D'altra parte la stessa Corte di legittimità, nei precedenti di segno opposto a quello più recente del 2021, aveva messo in luce il rischio che un'esegesi in termini di mutua esclusione tra le due norme finirebbe col penalizzare il cliente (Cass. civ., n. 24181/2020 secondo cui «Il titolare di un rapporto di conto corrente ha sempre diritto di ottenere dalla banca il rendiconto, ai sensi dell'art. 119 del d.lgs. 385/1993, anche in sede giudiziaria, fornendo la sola prova dell'esistenza del rapporto contrattuale, non potendosi ritenere corretta una diversa soluzione sul fondamento del disposto di cui all'art. 210 c.p.c., perché non può convertirsi un istituto di protezione del cliente in uno strumento di penalizzazione del medesimo, trasformando la sua richiesta di documentazione da libera facoltà ad onere vincolante. Lo stesso diritto spetta, inoltre, al fideiussore il quale, in ragione dell'accessorietà del rapporto di fideiussione rispetto al contratto di conto corrente, può definirsi, in senso lato, un cliente della banca, non diversamente dal correntista debitore principale»).

Riferimenti
  • Angarano R., ll saldo zero e la parità delle armi. L'onere della prova nei rapporti di conto corrente nuovamente al vaglio della Cassazione, in Corriere Giuridico, 2020, 4, 449
  • Chironi, I casi di azzeramento del saldo nel caso di azione promossa dal correntista, nota a Cass. 9.10.2019, n. 25373, in Riv. dir. risp., 2019, p. 109 ss.;
  • Federico G., Brevi note su Cass. n. 24641 del 13 settembre 2021 in materia di richiesta di esibizione ex art. 119 TUB nel corso del processo, in Questione giustizia.it;
  • Laghezza P., nota a Cass. 2.5.2019, n. 11543, in Foro it. , 2019, I, p. 3224 ss.
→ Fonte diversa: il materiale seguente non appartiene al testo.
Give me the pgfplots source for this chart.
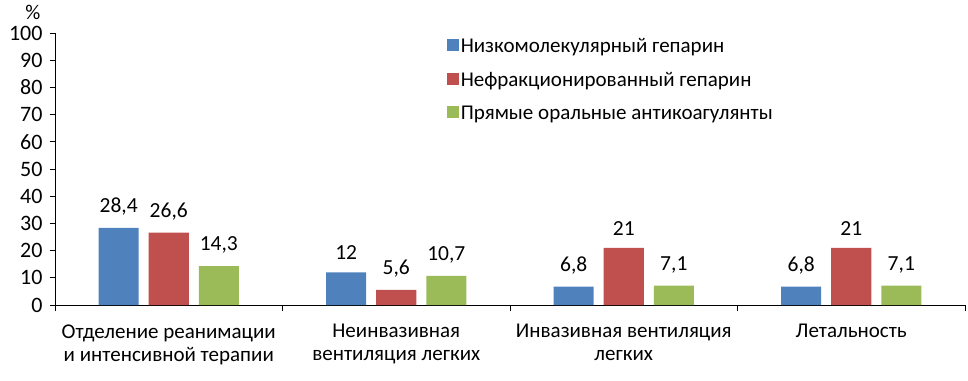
\documentclass[border=0pt]{standalone}
\usepackage{fontspec}
\setmainfont{Carlito}
\usepackage{pgfplots}
\pgfplotsset{compat=1.18}
\definecolor{cblue}{HTML}{4F81BD}
\definecolor{cred}{HTML}{C0504D}
\definecolor{cgreen}{HTML}{9BBB59}
\begin{document}
\begin{tikzpicture}
\path[use as bounding box] (-55bp,-76bp) rectangle (913bp,305bp);
\begin{axis}[
  at={(0,0)}, anchor=south west,
  scale only axis, width=910bp, height=272bp,
  font=\fontsize{21bp}{23bp}\selectfont,
  /pgf/number format/assume math mode=true,
  /pgf/number format/use comma,
  xmin=-0.5, xmax=3.5, ymin=0, ymax=100,
  axis x line*=bottom, axis y line*=left,
  axis line style={-, black, line width=0.8bp},
  ytick={0,10,...,100},
  tick align=outside,
  major tick length=5bp,
  minor tick length=6bp,
  ytick style={black, line width=0.8bp},
  xtick={0,1,2,3},
  major x tick style={draw=none},
  minor xtick={-0.5,0.5,1.5,2.5,3.5},
  minor x tick style={black, line width=0.8bp},
  xticklabels={{Отделение реанимации\\и интенсивной терапии},{Неинвазивная\\вентиляция легких},{Инвазивная вентиляция\\легких},{Летальность}},
  xticklabel style={align=center, text depth=0pt, yshift=-11bp},
  yticklabel style={xshift=-4bp, font=\fontsize{22bp}{24bp}\selectfont},
  ybar, bar width=0.176,
  nodes near coords,
  nodes near coords style={yshift=9bp, font=\fontsize{21.5bp}{24bp}\selectfont},
  legend style={draw=none, fill=none, at={(rel axis cs:0.427,0.995)}, anchor=north west,
    row sep=14bp, font=\fontsize{21bp}{24bp}\selectfont},
  legend cell align=left,
  legend image code/.code={\fill[#1] (0bp,-5bp) rectangle (12bp,7bp);},
  clip=false,
]
\addplot[fill=cblue, draw=none, bar shift=-0.22] coordinates {(0,28.4) (1,12) (2,6.8) (3,6.8)};
\addplot[fill=cred, draw=none, bar shift=0] coordinates {(0,26.6) (1,5.6) (2,21) (3,21)};
\addplot[fill=cgreen, draw=none, bar shift=0.22] coordinates {(0,14.3) (1,10.7) (2,7.1) (3,7.1)};
\legend{Низкомолекулярный гепарин, Нефракционированный гепарин, Прямые оральные антикоагулянты}
\node[anchor=south] at (rel axis cs:0,1) [xshift=-22bp, yshift=10bp] {\%};
\end{axis}
\end{tikzpicture}
\end{document}
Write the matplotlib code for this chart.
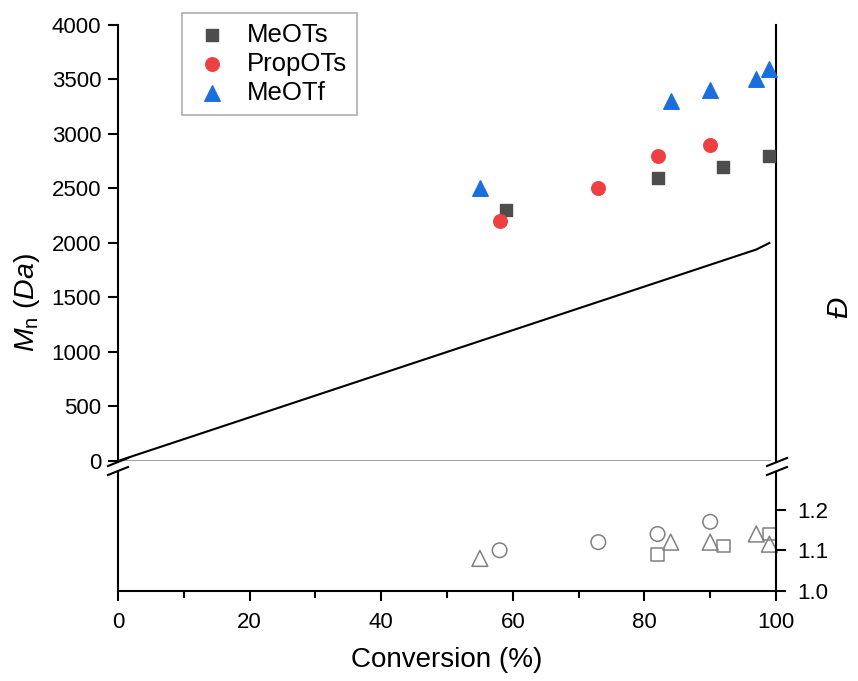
import matplotlib.pyplot as plt
import numpy as np

plt.rcParams['font.family'] = ['Liberation Sans', 'DejaVu Sans']
plt.rcParams['mathtext.fontset'] = 'custom'
plt.rcParams['mathtext.rm'] = 'Liberation Sans'
plt.rcParams['mathtext.it'] = 'Liberation Sans:italic'

# Mn data (conversion %, Mn in Da)
meots_conv = [59, 82, 92, 99]
meots_mn = [2300, 2600, 2700, 2800]
propots_conv = [58, 73, 82, 90]
propots_mn = [2200, 2500, 2800, 2900]
meotf_conv = [55, 84, 90, 97, 99]
meotf_mn = [2500, 3300, 3400, 3500, 3600]

# dispersity data (MeOTs has no value at 59 %)
meots_disp_conv = [82, 92, 99]
meots_disp = [1.09, 1.11, 1.14]
propots_disp = [1.10, 1.12, 1.14, 1.17]
meotf_disp = [1.08, 1.12, 1.12, 1.14, 1.115]

# theoretical Mn line
theo_conv = [0, 97, 99]
theo_mn = [0, 1940, 2000]

W, H = 858, 681
fig = plt.figure(figsize=(W / 100, H / 100), dpi=100)
ax_top = fig.add_axes([0.1375, 0.3231, 0.7669, 0.6402])
ax_bot = fig.add_axes([0.1375, 0.1322, 0.7669, 0.1733])

# top panel: Mn
ax_top.plot(theo_conv, theo_mn, color='black', lw=1.5)
ax_top.axhline(0, xmin=0, xmax=0.99, color='#a0a0a0', lw=2.2)
ax_top.scatter(meots_conv, meots_mn, marker='s', s=75, color='#4d4d4d', label='MeOTs', zorder=3, clip_on=False)
ax_top.scatter(propots_conv, propots_mn, marker='o', s=95, color='#ee4040', label='PropOTs', zorder=3, clip_on=False)
ax_top.scatter(meotf_conv, meotf_mn, marker='^', s=125, color='#1a6fdf', label='MeOTf', zorder=3, clip_on=False)
ax_top.set_xlim(0, 100)
ax_top.set_ylim(0, 4000)
ax_top.set_yticks(np.arange(0, 4001, 500))
ax_top.set_xticks([])
ax_top.spines['top'].set_visible(False)
ax_top.spines['bottom'].set_visible(False)
for s in ['left', 'right']:
    ax_top.spines[s].set_linewidth(1.5)
ax_top.tick_params(axis='y', direction='out', length=7, width=1.5, labelsize=16, pad=5)

leg = ax_top.legend(loc='upper left', bbox_to_anchor=(0.078, 1.058), fontsize=18.5, frameon=True,
                    fancybox=False, edgecolor='#999999', handletextpad=0.6, borderpad=0.4,
                    labelspacing=0.2, handlelength=1.5)
leg.get_frame().set_linewidth(1.2)

# bottom panel: dispersity
ax_bot.scatter(meots_disp_conv, meots_disp, marker='s', s=80, facecolors='none', edgecolors='#808080', lw=1.1, clip_on=False)
ax_bot.scatter(propots_conv, propots_disp, marker='o', s=110, facecolors='none', edgecolors='#808080', lw=1.1, clip_on=False)
ax_bot.scatter(meotf_conv, meotf_disp, marker='^', s=130, facecolors='none', edgecolors='#808080', lw=1.1, clip_on=False)
ax_bot.set_xlim(0, 100)
ax_bot.set_ylim(1.0, 1.29)
ax_bot.set_xticks(np.arange(0, 101, 20))
ax_bot.set_xticks(np.arange(10, 100, 20), minor=True)
ax_bot.yaxis.tick_right()
ax_bot.set_yticks([1.0, 1.1, 1.2])
ax_bot.spines['top'].set_visible(False)
for s in ['left', 'right', 'bottom']:
    ax_bot.spines[s].set_linewidth(1.5)
ax_bot.tick_params(axis='both', which='major', direction='out', length=7, width=1.5, labelsize=16)
ax_bot.tick_params(axis='x', which='major', pad=8)
ax_bot.tick_params(axis='y', which='major', pad=8)
ax_bot.tick_params(axis='x', which='minor', direction='out', length=5, width=1.5)
ax_bot.set_xlabel('Conversion (%)', fontsize=20, labelpad=10)

# axis break marks (figure pixels)
for xc in [118, 777]:
    for yc in [462, 471]:
        fig.add_artist(plt.Line2D([(xc - 10) / W, (xc + 10) / W],
                                  [1 - (yc + 4) / H, 1 - (yc - 4) / H],
                                  color='black', lw=1.5))

fig.text(0.031, 0.5565, r'$M_{\mathrm{n}}$ $\mathit{(Da)}$', rotation=90, fontsize=20.5, va='center', ha='center')
fig.text(0.978, 0.549, 'Đ', rotation=90, fontsize=21, style='italic', va='center', ha='center')

fig.savefig('out.png', dpi=100)
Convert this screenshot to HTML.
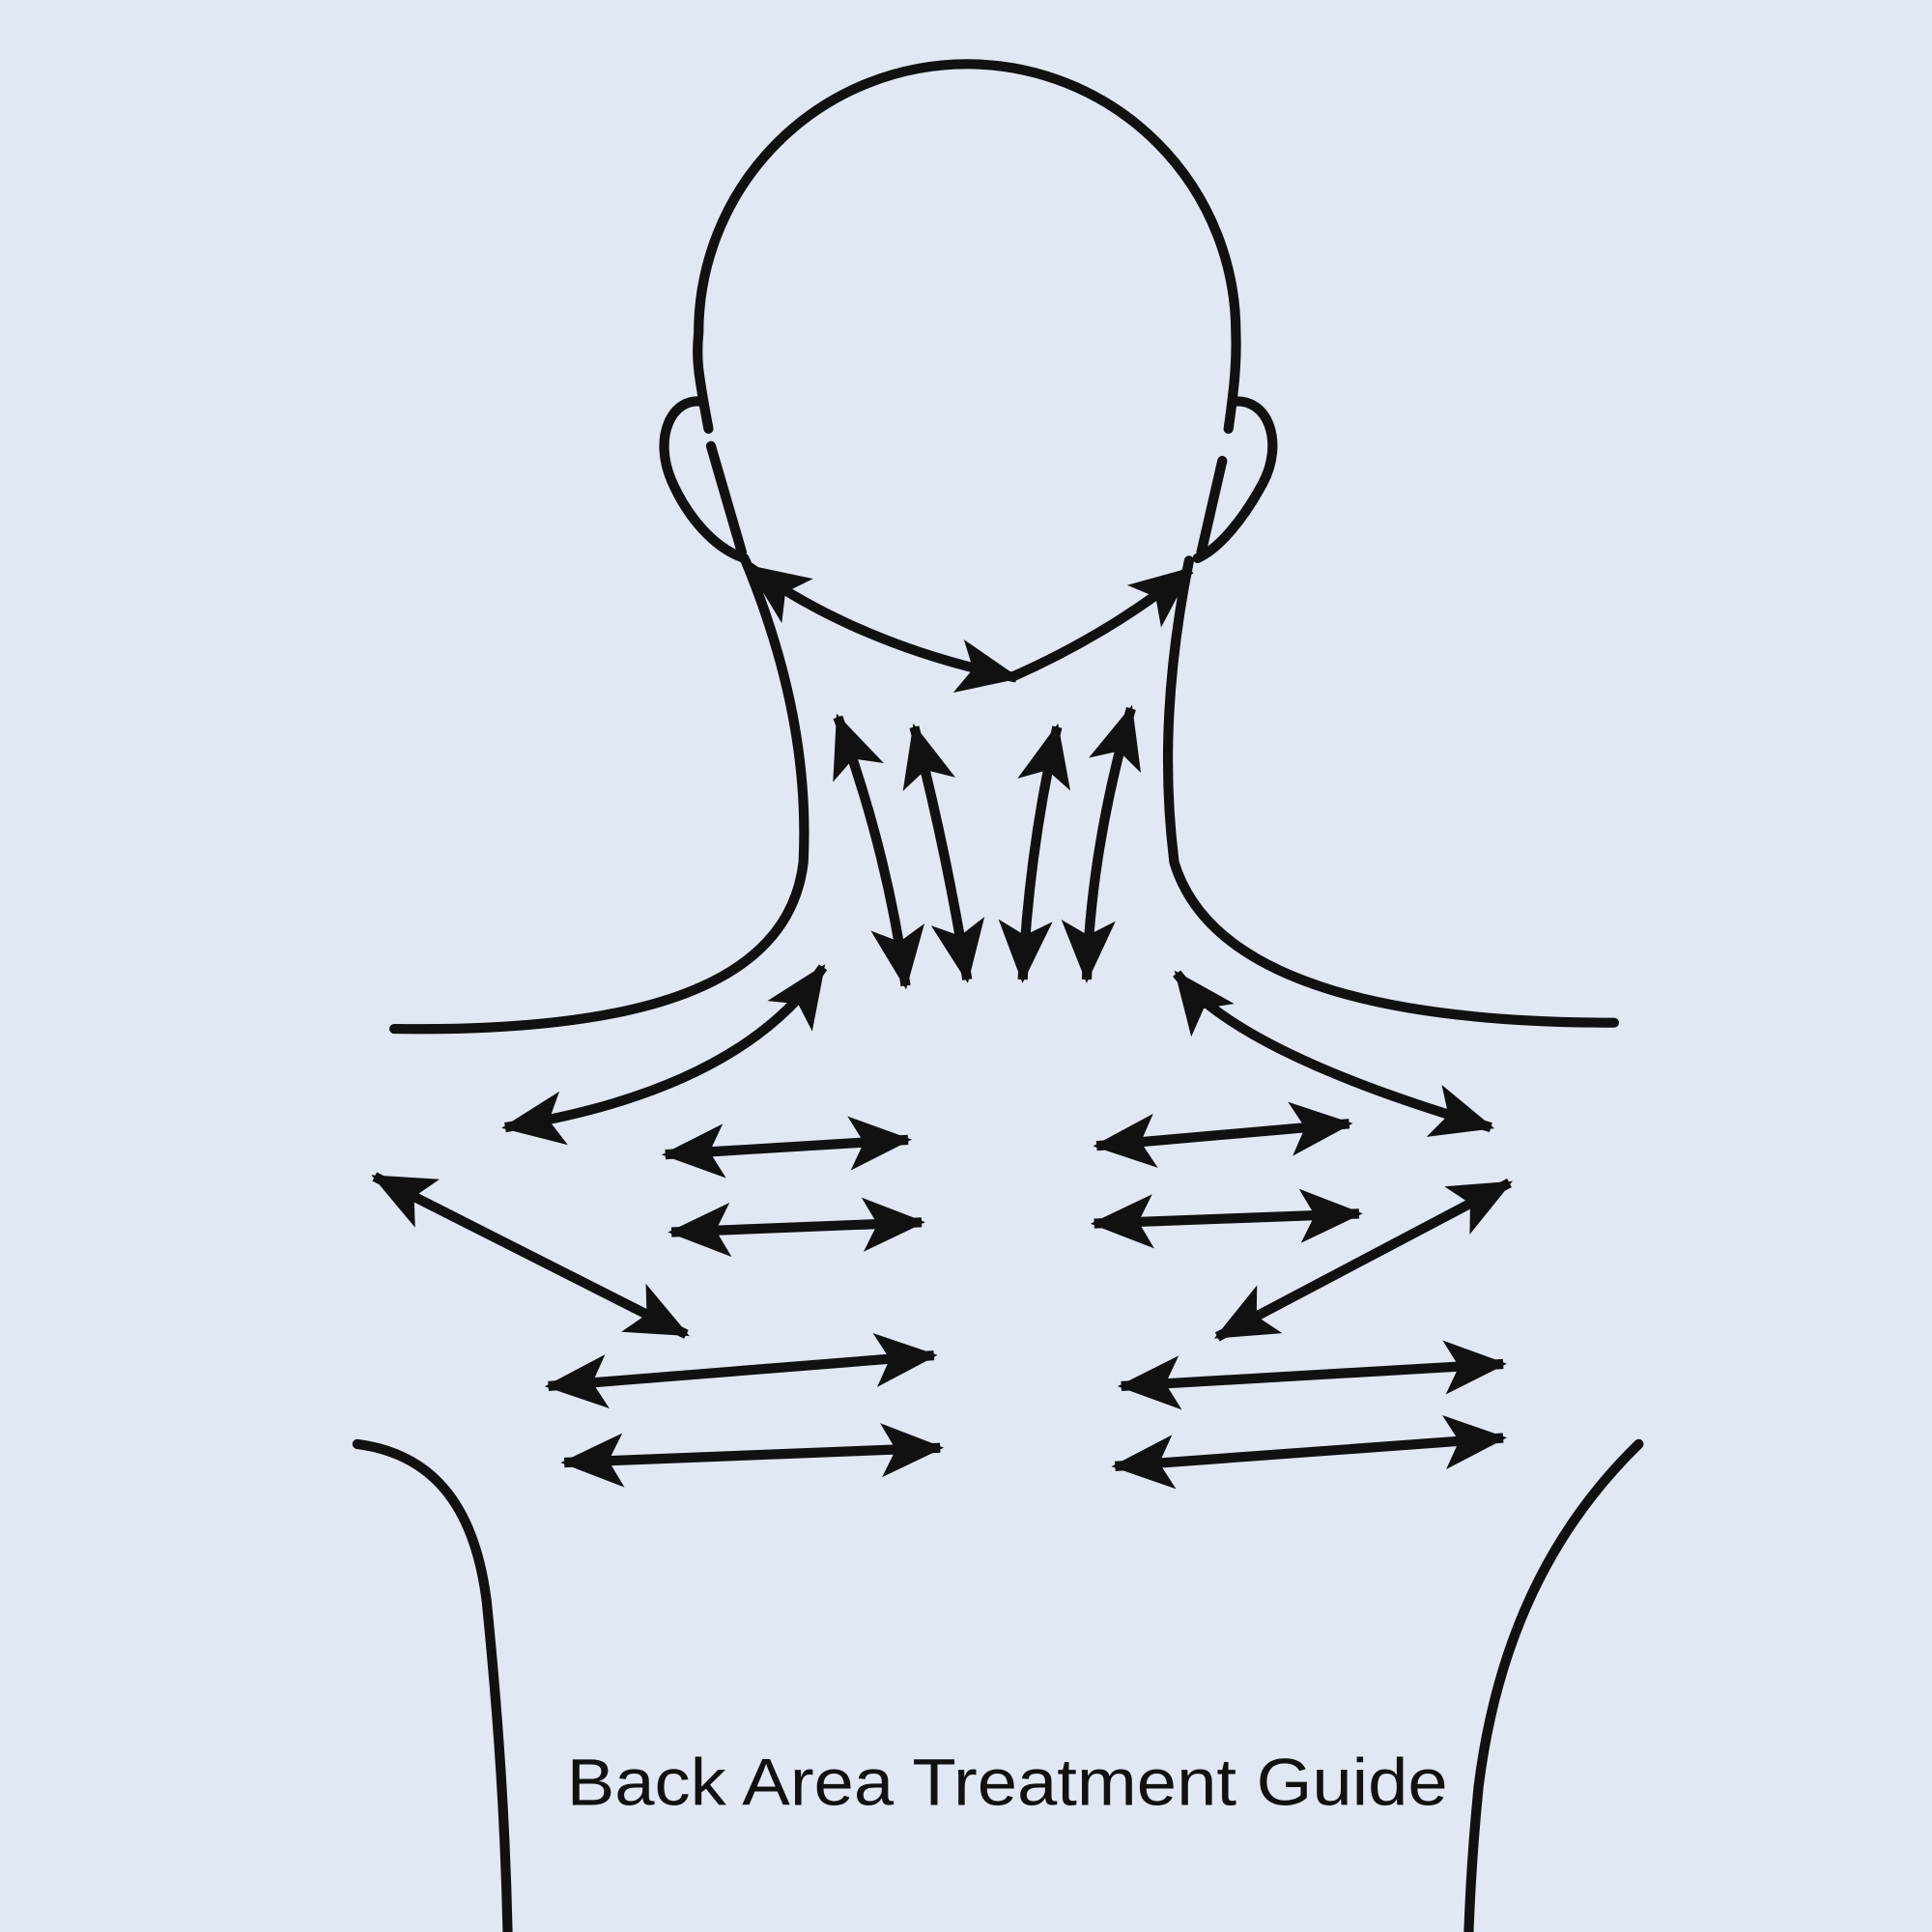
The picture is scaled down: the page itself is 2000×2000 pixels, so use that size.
<!DOCTYPE html>
<html><head><meta charset="utf-8"><style>
html,body{margin:0;padding:0;background:#e1e8f3;}
svg{display:block;}
</style></head><body>
<svg width="2000" height="2000" viewBox="0 0 1568 1568" xmlns="http://www.w3.org/2000/svg">
<defs>
<marker id="ah" markerUnits="userSpaceOnUse" viewBox="-55 -28 60 56" markerWidth="60" markerHeight="56" refX="0" refY="0" orient="auto-start-reverse">
<path d="M3,0 L-48,-22 L-36,0 L-48,22 Z" fill="#111"/>
</marker>
</defs>
<rect width="1568" height="1568" fill="#e1e8f3"/>
<g fill="none" stroke="#111" stroke-width="8" stroke-linecap="round">
<path d="M575,348 C566,300 565,290 567,270 A218 218 0 0 1 1003,270 C1004,295 1001,320 997,348"/>
<path d="M577,362 L602,448"/>
<path d="M992,374 L975,448"/>
<path d="M570,326 C545,322 530,355 545,390 C558,420 580,445 604,453"/>
<path d="M1000,326 C1030,322 1042,360 1025,392 C1010,420 990,445 972,453"/>
<path d="M605,455 C640,540 656,620 652,700 C640,800 520,838 320,835"/>
<path d="M965,455 C948,540 943,620 953,700 C985,805 1150,830 1310,830"/>
<path d="M290,1172 C350,1180 385,1220 395,1300 C405,1400 410,1480 412,1568"/>
<path d="M1330,1172 C1260,1240 1215,1330 1200,1450 C1195,1500 1193,1540 1192,1568"/>
</g>
<g fill="none" stroke="#111" stroke-width="8" stroke-linecap="butt" marker-start="url(#ah)" marker-end="url(#ah)">
<path d="M608,460 Q700,525 825,550"/>
<path d="M680,582 Q720,690 735,800"/>
<path d="M742,590 Q768,690 785,795"/>
<path d="M858,590 Q835,690 830,795"/>
<path d="M918,575 Q885,690 882,795"/>
<path d="M668,785 Q600,885 410,915"/>
<path d="M955,790 Q1005,855 1210,915"/>
<path d="M540,937 L737,925"/>
<path d="M545,1000 L748,992"/>
<path d="M890,930 L1095,912"/>
<path d="M888,993 L1103,985"/>
<path d="M304,955 L557,1083"/>
<path d="M1225,960 L988,1085"/>
<path d="M445,1125 L758,1100"/>
<path d="M458,1187 L763,1175"/>
<path d="M910,1125 L1220,1107"/>
<path d="M905,1190 L1220,1167"/>
</g>
<path d="M820,550 Q900,515 966,462" fill="none" stroke="#111" stroke-width="8" marker-end="url(#ah)"/>
<text x="460" y="1465" font-family="Liberation Sans, sans-serif" font-size="54" fill="#111" textLength="715" lengthAdjust="spacingAndGlyphs">Back Area Treatment Guide</text>
</svg>
</body></html>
  • Zurlo, nota a Cass. 9.12.2019, n. 32019, in Riv. dir. risp., 2019, p. 161, Produzione incompleta degli estratti conto: necessari ulteriori mezzi di prova idonei a comprovare il saldo per il periodo non coperto;
  • Zurlo, nota a Cass. 4.12.2019, n. 31667, in Riv. dir. risp., 2019, p. 168 ss., Azione di ripetizione dell'indebito: ripartizione onere probatorio e alcune criticità.